The Adams–Onís Treaty of 1819, between the Kingdom of Spain and the United States, established the southern and western boundaries of the old Louisiana Purchase territory of 1803, with the Royal Spanish territories of Spanish Texas and Santa Fe de Nuevo México.
As a result of the protracted negotiations, the United States surrendered a significant portion of the Missouri Territory claimed in the southwest to Spain in exchange for the peninsula of Spanish Florida further east.
[2] The remaining portion of the territory to the north, northwest, west and southwest, consisting of the present states of Iowa, Nebraska, and the Dakotas, most of Kansas, Wyoming, Montana, and parts of Colorado, Minnesota and New Mexico, effectively became reverted to the status of unorganized territory after 1821, when Missouri became the 21st state.

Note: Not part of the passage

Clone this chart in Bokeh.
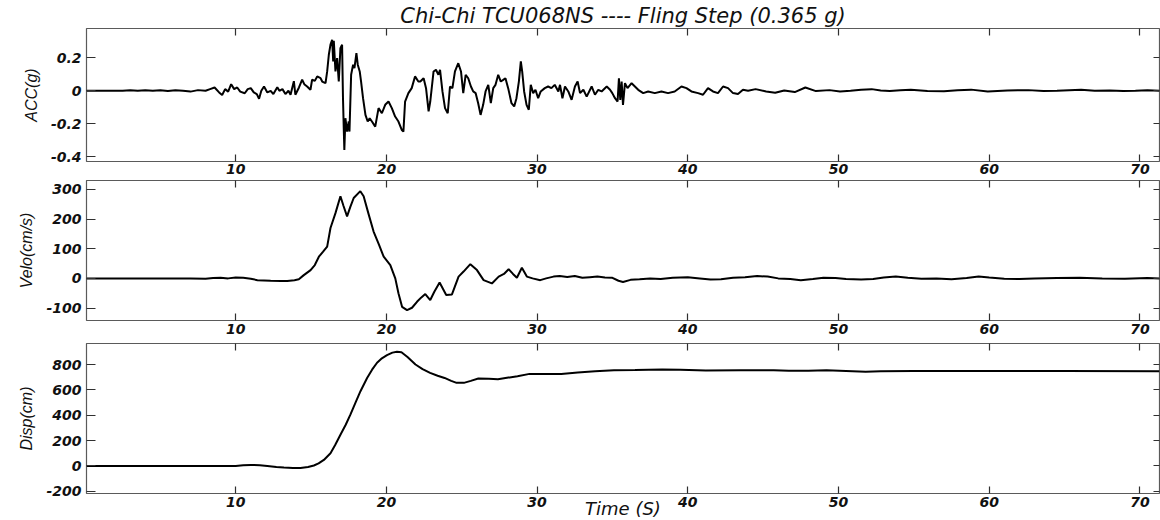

Thirteen years later in 1834, the portion in the north and east of the upper Missouri River was attached to the Michigan Territory around the Great Lakes.
Over time, various federal territories in the West were created in whole or in part from its remaining area of unorganized status, as follows: Indian Territory (1834), added with future Oklahoma (1890), Iowa (1838), Minnesota (1849), Kansas and Nebraska (both 1854), Colorado and Dakota (both 1861), Idaho (1863), Montana (1864), and Wyoming (1868).